> **Stated task**: From the first line of the data below through the line holding "import plotly.graph_objects as go", output each line exactly and leave the pictures out.

[Records from a dataset]
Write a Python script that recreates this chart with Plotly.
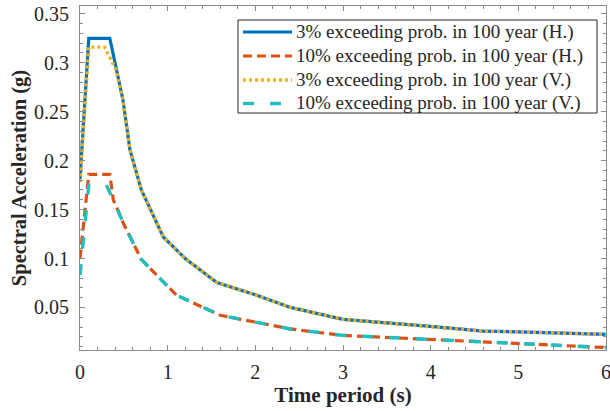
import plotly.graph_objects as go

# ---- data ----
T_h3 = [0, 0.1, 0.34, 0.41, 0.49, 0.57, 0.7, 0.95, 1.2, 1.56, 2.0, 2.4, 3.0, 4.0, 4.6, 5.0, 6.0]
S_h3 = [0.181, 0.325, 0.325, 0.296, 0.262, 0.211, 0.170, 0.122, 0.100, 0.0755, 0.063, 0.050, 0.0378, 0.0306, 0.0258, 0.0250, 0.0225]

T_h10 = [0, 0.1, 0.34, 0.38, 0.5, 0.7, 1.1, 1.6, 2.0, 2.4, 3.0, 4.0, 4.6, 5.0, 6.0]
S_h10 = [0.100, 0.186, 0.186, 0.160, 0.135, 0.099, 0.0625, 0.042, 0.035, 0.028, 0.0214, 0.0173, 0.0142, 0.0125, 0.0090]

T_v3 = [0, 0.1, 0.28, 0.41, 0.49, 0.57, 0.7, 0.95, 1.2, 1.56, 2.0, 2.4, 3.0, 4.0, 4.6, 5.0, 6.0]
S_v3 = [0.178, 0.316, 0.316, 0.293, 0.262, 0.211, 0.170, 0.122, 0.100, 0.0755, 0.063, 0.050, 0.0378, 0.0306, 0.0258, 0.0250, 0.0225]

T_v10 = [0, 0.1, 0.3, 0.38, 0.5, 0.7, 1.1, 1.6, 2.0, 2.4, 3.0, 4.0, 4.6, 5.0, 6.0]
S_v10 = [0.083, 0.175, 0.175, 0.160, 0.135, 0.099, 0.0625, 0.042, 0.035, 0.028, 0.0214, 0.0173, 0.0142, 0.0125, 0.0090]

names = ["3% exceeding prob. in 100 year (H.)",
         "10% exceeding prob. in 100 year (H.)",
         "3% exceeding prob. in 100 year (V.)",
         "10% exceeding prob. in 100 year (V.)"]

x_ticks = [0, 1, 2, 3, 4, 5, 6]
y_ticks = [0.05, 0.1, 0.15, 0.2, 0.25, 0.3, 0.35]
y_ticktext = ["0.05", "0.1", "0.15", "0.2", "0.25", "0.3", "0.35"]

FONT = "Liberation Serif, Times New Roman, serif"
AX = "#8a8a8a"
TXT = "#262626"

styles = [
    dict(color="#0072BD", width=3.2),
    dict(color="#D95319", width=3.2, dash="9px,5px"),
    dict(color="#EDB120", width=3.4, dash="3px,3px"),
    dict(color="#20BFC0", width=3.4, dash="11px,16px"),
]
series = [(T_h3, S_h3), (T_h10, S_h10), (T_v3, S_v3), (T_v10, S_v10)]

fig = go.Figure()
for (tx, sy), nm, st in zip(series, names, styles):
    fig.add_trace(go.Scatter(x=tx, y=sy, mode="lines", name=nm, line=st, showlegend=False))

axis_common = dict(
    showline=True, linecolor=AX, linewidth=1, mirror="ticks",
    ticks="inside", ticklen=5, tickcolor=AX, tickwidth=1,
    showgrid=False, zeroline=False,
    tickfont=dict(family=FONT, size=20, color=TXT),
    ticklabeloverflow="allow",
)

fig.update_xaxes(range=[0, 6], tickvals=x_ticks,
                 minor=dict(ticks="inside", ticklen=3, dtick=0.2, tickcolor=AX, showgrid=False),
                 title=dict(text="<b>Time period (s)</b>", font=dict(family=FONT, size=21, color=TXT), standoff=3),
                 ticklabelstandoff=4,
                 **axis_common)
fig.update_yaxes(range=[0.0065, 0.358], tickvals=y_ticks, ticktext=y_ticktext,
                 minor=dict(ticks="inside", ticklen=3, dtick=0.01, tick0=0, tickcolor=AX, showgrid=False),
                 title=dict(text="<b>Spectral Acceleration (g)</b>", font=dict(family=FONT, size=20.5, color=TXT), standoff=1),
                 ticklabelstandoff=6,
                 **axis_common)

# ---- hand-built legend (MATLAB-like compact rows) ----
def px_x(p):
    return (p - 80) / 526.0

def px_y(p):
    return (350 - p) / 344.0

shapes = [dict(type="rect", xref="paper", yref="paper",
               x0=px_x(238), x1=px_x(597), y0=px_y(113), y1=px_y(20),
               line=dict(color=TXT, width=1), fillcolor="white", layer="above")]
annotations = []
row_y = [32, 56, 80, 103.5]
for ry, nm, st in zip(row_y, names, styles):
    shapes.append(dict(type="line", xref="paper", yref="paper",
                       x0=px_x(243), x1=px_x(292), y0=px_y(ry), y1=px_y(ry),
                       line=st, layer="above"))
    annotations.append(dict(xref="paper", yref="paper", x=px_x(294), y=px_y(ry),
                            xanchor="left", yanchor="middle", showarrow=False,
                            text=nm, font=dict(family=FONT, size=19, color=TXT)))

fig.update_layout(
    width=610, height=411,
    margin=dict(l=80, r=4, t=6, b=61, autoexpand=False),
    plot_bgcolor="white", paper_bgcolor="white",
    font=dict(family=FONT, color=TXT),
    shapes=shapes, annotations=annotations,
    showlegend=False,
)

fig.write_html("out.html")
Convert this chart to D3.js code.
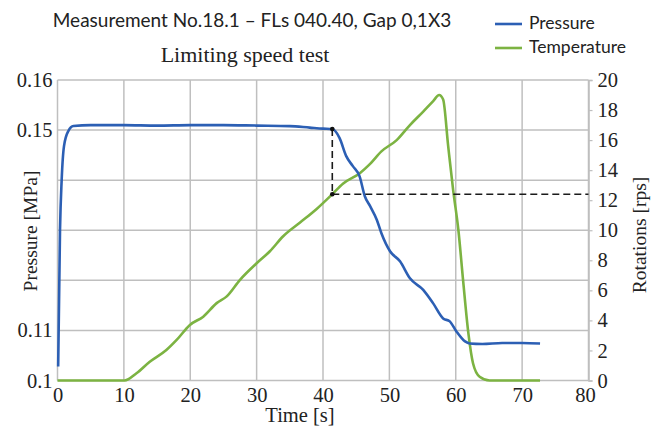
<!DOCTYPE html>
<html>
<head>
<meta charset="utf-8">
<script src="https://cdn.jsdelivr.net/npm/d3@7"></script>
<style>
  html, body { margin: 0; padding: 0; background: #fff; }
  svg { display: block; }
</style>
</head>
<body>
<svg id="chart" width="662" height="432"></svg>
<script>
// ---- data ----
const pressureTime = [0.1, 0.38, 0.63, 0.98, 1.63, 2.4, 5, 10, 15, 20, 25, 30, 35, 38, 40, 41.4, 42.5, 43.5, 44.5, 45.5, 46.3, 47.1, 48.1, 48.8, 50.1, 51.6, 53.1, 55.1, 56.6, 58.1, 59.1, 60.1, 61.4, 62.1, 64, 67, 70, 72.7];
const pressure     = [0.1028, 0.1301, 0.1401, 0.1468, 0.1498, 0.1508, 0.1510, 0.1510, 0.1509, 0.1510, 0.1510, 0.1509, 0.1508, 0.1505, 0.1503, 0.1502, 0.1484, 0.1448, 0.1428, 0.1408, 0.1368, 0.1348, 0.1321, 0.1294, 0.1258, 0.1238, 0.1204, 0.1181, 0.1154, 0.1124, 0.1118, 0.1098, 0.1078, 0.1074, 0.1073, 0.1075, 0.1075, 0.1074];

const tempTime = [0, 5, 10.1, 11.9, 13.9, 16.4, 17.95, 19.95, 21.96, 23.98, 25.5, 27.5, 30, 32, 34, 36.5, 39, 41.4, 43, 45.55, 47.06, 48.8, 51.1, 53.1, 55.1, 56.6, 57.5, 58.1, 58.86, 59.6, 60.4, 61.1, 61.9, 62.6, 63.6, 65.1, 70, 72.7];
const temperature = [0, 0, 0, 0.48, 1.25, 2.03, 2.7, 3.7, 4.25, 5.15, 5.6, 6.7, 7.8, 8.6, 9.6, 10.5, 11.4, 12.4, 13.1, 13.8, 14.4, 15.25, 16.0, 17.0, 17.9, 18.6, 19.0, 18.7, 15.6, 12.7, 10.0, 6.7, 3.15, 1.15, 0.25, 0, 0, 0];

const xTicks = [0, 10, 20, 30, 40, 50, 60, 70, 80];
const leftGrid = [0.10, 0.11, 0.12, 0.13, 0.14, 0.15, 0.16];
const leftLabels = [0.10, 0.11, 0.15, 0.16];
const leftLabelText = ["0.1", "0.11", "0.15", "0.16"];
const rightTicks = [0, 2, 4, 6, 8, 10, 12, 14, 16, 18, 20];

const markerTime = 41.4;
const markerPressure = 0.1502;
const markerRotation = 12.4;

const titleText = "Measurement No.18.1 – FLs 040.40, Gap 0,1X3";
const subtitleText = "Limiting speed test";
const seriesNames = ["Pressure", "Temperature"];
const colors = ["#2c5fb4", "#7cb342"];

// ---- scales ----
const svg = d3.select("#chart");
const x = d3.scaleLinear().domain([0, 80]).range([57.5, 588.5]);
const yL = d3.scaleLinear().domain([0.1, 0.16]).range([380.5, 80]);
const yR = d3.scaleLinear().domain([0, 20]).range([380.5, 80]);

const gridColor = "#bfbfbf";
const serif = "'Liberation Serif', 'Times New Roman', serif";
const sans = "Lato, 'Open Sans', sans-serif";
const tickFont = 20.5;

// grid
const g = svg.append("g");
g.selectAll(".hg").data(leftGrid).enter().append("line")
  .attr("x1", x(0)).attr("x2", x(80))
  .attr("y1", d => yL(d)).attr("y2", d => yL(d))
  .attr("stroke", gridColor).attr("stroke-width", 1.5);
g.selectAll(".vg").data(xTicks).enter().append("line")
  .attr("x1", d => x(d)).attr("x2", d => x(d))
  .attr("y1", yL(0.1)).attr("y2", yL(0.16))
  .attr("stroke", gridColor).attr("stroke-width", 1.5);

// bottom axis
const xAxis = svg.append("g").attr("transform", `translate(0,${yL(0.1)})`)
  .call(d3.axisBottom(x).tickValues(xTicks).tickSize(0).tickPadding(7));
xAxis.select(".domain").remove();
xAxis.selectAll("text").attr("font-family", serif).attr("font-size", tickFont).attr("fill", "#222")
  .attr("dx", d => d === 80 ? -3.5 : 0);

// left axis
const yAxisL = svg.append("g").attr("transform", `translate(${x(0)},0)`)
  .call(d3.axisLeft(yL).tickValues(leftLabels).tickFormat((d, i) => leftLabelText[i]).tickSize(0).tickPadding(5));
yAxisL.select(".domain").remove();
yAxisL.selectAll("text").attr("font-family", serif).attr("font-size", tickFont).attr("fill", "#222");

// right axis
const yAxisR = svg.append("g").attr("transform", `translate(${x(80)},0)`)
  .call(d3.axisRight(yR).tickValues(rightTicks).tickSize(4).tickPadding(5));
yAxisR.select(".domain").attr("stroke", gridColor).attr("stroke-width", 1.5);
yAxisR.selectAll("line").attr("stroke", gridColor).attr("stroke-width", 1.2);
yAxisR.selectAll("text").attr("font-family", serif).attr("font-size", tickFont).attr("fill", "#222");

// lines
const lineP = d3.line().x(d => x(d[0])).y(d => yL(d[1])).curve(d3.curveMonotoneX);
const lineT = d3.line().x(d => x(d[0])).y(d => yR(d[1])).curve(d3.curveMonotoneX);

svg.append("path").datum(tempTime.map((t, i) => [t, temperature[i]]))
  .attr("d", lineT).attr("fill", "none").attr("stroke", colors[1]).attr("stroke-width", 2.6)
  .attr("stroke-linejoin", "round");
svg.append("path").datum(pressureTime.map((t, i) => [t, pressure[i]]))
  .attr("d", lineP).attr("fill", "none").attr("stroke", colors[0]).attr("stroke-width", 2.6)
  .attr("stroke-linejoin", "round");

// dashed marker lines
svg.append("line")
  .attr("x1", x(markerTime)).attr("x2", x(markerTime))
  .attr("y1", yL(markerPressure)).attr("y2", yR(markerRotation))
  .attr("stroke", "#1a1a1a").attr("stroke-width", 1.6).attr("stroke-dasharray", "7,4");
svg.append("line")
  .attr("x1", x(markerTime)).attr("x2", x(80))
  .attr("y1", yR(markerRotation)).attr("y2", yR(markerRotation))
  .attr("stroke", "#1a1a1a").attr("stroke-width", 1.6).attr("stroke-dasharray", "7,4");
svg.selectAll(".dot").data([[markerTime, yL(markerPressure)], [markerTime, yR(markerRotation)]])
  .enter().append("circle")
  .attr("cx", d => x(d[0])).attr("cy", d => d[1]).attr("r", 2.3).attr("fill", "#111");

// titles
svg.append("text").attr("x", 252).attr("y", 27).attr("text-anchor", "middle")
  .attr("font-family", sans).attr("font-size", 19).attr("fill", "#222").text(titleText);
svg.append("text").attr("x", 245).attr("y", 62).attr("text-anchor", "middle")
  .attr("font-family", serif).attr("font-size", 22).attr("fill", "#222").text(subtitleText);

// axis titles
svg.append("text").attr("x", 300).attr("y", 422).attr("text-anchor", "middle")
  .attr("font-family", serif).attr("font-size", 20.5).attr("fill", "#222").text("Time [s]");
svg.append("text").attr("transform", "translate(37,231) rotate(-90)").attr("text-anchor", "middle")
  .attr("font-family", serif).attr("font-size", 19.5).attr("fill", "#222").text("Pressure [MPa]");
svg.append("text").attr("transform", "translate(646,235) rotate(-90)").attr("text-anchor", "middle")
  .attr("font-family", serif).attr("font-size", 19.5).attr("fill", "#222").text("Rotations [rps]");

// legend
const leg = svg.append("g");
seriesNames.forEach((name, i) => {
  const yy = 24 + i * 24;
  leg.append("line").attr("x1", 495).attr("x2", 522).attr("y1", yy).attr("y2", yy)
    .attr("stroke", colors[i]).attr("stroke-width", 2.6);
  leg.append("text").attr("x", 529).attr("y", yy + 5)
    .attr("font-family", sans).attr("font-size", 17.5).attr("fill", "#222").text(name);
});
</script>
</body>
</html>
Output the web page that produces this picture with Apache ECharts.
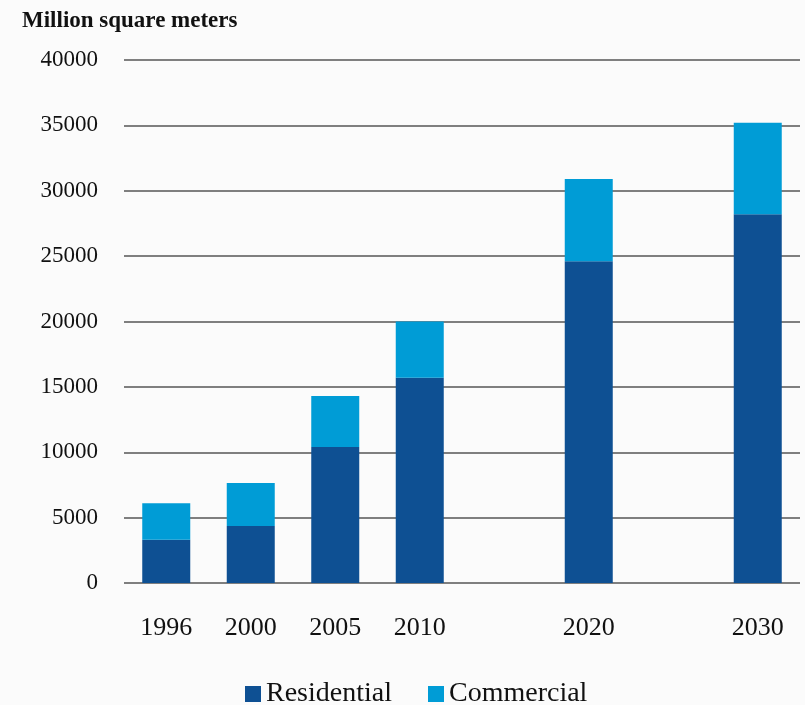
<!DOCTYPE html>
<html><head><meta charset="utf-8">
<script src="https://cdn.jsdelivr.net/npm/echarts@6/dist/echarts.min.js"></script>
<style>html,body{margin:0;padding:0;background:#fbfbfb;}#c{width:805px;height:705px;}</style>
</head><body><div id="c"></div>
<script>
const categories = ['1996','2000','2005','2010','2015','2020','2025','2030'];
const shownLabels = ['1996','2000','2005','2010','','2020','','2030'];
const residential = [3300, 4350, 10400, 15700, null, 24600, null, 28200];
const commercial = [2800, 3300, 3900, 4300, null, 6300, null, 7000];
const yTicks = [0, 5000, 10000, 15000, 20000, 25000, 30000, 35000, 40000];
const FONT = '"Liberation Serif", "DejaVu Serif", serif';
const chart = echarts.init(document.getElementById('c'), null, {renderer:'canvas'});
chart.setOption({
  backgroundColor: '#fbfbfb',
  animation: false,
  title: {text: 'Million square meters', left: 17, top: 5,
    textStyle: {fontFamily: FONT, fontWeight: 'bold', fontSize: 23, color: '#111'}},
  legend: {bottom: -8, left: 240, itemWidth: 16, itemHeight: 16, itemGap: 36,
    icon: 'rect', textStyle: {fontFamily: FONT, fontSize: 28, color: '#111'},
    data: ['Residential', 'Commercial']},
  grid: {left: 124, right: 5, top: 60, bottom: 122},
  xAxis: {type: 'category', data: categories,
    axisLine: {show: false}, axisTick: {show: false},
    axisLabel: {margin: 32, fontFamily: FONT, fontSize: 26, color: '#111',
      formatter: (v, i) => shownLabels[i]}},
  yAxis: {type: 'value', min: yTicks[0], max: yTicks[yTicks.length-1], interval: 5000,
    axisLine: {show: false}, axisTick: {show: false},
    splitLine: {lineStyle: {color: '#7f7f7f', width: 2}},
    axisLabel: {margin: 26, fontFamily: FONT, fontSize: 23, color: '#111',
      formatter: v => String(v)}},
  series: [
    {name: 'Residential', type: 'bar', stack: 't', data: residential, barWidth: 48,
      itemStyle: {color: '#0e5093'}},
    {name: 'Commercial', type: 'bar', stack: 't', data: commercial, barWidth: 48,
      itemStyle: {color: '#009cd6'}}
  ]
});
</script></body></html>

> **Right answer**:
Write a Python script that recreates this chart with Plotly.
import plotly.graph_objects as go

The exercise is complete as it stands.